As long as there are movie trailers, there will always be some movies that are advertised one way but turn out to be something far different. Whether it be in tone, plot or character, the studio’s marketing department chooses to tease the audience into thinking one thing only to throw you a curveball that spins your head a little in confusion. And though the marketing behind Akiva Goldsman’s new film, Winter’s Tale, wasn’t completely unrelated to the actual events of the film, it still left me a little off-center at how they chose to deal with the magic and the miracles of human interaction and love.
I knew going in that the film had a heavy spiritual aspect; it was one of the reasons I was excited to see it. The overall theme of the story — that if you are willing to open your eyes and believe, miracles can and do happen every day, no matter how big or small they may be — is one that touches my inner romantic. But what I thought was going to be a film of how those miracles happen through the power of love, fate and coincidence (as in, grounded in human reality) actually becomes a pseudo-war between angels and demons (or in this case, order and chaos).

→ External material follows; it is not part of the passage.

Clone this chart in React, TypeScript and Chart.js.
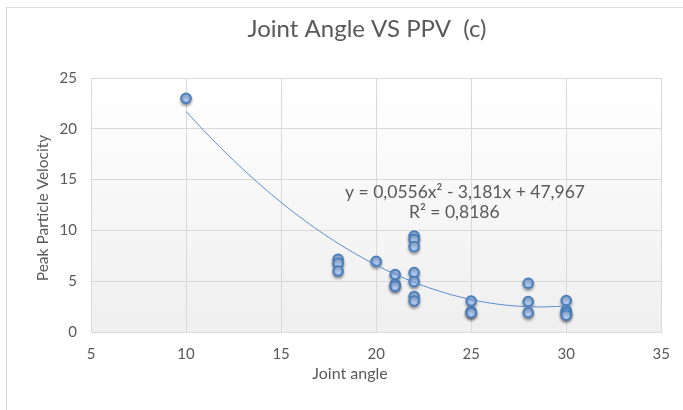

That’s not to say that I don’t like this type of story; if you’ve ever read or watched any of my own works, you’d know that wasn’t the case. It’s simply that I wasn’t expecting it. Had the marketing focused a little more on this aspect of the film, I may have enjoyed it more than I did. Instead, I felt the movie tried to be two things at once — a beautiful love story between two people spanning a century of time and a supernatural drama dealing with the forces of good and evil — but wasn’t sure which one it wanted to be.
Based on the novel by Mark Helprin, Winter’s Tale follows Peter Lake (Colin Farrell), a man whose parents left him floating in New York harbor as a baby after being denied access to the United States in the late 1800s. He is “adopted” by Pearly Soames (Russell Crowe, who at times seems to be sleepwalking through his performance), who grooms Peter to become a master thief, stealing jewels and diamonds because they reflect the light better than anything else — a theme that plays a large part in the film, and would have been a brilliant thematic presence had the filmmakers utilized it to the degree that it was initially set up for.

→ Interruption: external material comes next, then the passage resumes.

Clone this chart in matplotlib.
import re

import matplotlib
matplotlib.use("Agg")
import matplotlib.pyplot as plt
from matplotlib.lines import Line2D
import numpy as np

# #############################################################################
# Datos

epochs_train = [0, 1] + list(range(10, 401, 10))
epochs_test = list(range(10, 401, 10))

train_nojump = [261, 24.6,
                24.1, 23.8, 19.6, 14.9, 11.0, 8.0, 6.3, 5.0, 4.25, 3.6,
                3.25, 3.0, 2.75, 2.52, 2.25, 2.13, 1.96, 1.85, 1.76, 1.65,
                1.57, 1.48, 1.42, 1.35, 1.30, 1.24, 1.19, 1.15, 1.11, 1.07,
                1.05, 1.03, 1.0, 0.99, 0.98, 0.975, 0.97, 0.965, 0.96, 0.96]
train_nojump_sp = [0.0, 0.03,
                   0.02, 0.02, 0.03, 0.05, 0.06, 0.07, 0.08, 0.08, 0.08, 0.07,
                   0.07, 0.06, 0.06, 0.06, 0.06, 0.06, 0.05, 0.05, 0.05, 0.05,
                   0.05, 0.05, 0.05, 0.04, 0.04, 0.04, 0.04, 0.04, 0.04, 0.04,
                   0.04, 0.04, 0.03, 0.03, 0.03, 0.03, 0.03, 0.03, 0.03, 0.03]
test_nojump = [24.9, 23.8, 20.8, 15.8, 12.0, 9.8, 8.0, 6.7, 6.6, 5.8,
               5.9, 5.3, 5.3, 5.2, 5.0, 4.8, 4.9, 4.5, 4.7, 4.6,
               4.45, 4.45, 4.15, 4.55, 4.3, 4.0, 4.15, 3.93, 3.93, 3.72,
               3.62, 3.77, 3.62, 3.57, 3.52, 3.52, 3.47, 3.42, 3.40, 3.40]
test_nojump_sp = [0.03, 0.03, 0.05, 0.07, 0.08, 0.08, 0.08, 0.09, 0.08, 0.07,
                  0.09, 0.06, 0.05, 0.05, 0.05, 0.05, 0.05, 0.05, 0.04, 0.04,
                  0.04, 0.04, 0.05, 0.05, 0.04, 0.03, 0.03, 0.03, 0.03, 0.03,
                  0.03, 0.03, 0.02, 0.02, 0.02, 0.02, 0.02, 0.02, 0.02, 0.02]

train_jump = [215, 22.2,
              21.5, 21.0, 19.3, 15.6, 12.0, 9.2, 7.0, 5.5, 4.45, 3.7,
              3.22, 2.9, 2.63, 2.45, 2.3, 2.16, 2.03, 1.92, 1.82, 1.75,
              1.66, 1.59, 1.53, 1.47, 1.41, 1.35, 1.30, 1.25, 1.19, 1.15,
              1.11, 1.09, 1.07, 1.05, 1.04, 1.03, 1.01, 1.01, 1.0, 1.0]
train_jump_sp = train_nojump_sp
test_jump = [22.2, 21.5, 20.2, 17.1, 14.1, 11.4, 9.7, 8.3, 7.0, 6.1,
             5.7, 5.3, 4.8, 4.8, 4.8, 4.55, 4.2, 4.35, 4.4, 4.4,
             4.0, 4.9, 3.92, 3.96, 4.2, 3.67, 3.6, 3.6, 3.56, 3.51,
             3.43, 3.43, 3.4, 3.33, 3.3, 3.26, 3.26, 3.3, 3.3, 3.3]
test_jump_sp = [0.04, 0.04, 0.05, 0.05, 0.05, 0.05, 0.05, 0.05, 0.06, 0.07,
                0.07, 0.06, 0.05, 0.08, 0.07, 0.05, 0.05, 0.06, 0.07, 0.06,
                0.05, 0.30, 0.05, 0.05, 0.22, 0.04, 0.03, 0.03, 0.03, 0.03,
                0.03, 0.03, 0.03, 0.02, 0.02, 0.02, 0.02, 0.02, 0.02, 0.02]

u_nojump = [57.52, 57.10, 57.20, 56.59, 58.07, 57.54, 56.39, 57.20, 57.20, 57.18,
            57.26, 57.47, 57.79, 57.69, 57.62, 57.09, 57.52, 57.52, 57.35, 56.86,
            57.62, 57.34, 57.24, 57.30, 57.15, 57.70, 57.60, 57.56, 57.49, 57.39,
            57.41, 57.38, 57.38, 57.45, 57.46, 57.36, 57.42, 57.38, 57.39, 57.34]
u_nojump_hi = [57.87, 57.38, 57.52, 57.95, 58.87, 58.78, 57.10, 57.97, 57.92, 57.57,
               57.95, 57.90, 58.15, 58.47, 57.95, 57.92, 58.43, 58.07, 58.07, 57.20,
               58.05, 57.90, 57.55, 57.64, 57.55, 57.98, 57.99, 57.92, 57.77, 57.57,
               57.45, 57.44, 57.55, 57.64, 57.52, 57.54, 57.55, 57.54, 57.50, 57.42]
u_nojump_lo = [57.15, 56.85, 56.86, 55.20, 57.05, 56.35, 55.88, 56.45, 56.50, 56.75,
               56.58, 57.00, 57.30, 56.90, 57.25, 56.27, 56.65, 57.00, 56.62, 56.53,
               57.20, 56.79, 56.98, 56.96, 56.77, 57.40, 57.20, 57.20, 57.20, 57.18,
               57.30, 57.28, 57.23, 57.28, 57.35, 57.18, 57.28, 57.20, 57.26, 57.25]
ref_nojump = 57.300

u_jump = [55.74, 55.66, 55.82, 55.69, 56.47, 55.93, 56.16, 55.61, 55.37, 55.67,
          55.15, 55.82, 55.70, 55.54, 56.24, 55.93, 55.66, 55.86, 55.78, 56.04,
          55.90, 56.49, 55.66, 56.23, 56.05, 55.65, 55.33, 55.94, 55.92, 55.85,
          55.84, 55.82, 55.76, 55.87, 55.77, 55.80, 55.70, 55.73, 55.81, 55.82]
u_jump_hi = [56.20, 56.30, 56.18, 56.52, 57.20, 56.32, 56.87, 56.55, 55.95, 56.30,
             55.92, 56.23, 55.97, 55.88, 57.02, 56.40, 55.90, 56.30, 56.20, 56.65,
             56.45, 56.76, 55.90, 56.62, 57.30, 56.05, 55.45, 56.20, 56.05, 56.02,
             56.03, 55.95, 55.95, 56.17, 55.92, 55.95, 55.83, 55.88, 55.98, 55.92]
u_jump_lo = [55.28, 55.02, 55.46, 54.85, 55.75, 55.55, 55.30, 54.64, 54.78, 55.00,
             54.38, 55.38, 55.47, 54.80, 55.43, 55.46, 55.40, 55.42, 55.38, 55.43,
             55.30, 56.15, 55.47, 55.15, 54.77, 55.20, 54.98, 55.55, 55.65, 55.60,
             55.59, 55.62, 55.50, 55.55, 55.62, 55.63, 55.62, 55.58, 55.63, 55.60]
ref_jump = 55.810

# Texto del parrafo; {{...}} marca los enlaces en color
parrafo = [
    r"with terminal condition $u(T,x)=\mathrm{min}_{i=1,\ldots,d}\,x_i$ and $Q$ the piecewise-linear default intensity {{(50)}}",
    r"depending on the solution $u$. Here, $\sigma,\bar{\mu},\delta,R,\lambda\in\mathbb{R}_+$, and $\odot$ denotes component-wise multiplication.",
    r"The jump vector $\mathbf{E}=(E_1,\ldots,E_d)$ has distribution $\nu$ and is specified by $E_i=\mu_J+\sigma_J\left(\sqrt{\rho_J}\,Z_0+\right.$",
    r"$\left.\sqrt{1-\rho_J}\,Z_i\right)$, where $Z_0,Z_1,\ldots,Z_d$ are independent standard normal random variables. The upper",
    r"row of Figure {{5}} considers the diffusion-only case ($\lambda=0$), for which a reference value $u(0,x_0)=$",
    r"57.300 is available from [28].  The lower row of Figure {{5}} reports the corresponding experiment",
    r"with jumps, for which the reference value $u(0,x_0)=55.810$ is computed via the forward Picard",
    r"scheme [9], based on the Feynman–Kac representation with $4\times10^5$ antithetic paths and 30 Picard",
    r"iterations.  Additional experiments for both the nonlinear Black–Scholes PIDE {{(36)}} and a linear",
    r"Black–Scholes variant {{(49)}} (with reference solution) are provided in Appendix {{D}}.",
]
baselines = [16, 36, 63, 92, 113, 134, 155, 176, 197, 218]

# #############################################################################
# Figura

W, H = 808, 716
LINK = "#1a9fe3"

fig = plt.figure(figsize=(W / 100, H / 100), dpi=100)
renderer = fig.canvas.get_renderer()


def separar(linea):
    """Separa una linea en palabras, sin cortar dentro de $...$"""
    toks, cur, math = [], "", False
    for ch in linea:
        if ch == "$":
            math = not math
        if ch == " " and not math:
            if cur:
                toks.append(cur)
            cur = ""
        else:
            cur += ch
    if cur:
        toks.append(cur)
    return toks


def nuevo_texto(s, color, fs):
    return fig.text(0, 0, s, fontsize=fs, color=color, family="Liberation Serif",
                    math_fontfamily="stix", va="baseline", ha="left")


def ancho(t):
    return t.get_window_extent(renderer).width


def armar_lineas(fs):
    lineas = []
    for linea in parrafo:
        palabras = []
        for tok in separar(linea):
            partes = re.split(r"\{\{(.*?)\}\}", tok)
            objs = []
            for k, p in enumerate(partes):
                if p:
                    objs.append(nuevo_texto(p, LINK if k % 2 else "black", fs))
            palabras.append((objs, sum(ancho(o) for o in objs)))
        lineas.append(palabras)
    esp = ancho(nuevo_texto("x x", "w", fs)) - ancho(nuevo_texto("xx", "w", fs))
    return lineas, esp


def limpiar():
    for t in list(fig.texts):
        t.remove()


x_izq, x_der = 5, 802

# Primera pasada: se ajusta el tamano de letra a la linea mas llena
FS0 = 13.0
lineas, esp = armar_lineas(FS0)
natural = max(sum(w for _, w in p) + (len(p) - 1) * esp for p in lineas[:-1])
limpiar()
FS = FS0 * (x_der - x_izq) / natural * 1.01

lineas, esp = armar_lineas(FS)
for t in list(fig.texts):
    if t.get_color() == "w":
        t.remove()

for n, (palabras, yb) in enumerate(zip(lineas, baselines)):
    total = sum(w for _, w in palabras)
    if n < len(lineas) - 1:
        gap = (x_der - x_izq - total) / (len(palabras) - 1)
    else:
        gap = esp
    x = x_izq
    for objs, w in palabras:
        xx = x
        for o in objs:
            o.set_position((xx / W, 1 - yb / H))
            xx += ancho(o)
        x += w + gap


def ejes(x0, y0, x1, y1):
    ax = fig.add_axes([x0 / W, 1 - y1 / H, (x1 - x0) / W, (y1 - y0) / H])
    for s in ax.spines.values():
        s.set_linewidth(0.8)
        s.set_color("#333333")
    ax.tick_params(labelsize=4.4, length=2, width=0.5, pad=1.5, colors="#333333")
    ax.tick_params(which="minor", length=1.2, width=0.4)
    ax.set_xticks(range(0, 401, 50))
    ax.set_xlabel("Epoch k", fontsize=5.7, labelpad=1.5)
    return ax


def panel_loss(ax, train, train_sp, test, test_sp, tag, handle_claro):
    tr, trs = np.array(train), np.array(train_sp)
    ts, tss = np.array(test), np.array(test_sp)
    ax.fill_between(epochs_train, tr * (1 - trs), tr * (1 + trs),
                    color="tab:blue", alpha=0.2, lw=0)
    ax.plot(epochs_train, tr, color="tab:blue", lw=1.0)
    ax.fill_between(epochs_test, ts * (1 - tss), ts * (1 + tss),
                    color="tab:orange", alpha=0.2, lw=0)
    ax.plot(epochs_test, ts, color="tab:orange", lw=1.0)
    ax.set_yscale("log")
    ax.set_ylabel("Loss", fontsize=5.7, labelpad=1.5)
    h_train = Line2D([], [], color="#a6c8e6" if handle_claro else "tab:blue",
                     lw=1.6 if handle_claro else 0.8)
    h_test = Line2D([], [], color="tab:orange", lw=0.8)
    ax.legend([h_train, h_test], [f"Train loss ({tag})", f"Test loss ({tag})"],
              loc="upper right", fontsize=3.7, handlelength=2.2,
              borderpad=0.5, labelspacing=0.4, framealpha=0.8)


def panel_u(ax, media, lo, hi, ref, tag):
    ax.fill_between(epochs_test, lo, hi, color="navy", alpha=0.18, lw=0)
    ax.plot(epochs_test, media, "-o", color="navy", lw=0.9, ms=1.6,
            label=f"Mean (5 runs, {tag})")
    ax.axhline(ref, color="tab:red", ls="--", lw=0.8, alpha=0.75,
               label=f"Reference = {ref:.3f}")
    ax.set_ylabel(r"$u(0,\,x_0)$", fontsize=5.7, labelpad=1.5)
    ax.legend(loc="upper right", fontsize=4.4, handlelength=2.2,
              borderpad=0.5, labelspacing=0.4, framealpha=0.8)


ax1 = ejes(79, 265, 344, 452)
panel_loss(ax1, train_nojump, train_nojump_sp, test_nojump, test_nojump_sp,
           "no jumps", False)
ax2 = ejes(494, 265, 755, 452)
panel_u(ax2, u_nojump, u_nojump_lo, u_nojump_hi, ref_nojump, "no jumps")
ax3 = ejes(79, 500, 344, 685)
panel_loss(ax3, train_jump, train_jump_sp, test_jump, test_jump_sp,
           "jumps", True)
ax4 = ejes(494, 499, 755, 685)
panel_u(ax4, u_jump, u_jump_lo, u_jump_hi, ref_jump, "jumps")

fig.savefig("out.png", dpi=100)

After Peter decides to quit his life of crime (for a reason that is never fully explained), Pearly does everything in his power to hunt him down, an obsession that is based on both a sense of betrayal on Peter’s part, and the need to keep him from using his miracle. You see, as the story goes, every human is born with one miracle that is to be used on one specific (and fated) person. It’s Pearly’s job, at least in New York, to find out who a person’s miracle is for and stop them from using it.
Before Peter leaves New York for good, he decides to pull one last job, leading him to meet Beverly Penn (Jessica Brown Findlay), a high-class socialite inflicted with a fatal disease known only as the fever. After the meeting, Pearly has a vision of a red-haired woman he believes Peter’s miracle is destined for, and begins his quest to end her before Peter can save her.
The love story here is evident, and would have been a remarkable one at that, had it not have been for the supernatural aspect taking control of every action. Not only is Pearly a demon living under the rule of Lucifer (or “the Judge,” portrayed here by Will Smith, who, for whatever reason, I did not believe for one minute in this role), but Peter is helped and guided by his spirit guide, a radiant white horse that is instrumental in Peter and Beverly’s first meeting, as well as several escapes that would have been impossible otherwise.
It’s a shame, too, since I was really invested in the love story between Peter and Beverly. Farrell delivers a winning performance, wearing every emotion on his sleeve, unafraid of being completely honest. In one of the film’s better scenes, Peter is interrogated by Beverly’s father (William Hurt, who felt a little too stoic and stock to be truly effective). He is bombarded by a series of questions without a chance to answer, and then asked to be honest and short in his response to them. How Farrell delivers those answers is a fantastic portrayal of a man whose soul is pure, no matter his human past.
Findlay is also a delight — a breath of fresh air, if you will. Even though she may be dying, Findlay plays Beverly as a warm, inviting spirit, one who absolutely loves the world and everything about it (including how the rays of light seem to connect everyone around her). Her presence ignites a fire on screen and it’s quite easy to fall in love with her.
But, because there are literal forces driving this relationship (as opposed to mysterious, unseen forces) and the story as a whole, I didn’t feel as if there was any real danger; any real emotional tug-of-war; or any real stakes. It flattens the movie out a bit too much. Not only that, but the way it’s edited, we’re introduced to two new characters in what amounts to be the third act of the film. We’re supposed to become as invested in them as we did with Beverly and her family, but we have hardly any time to get to know them, which makes the climax and subsequent resolution (and thus the film’s overall purpose) far less emotionally resonant than it should have been.
I’m not sure how the book is constructed, but I feel that if Goldsman (a fantastic writer in his own right) had chosen to focus more on the abstract than on the literal meaning of miracles (as the trailer would suggest), it would have given Winter’s Tale the heart and soul it needed to make the love story truly resonate.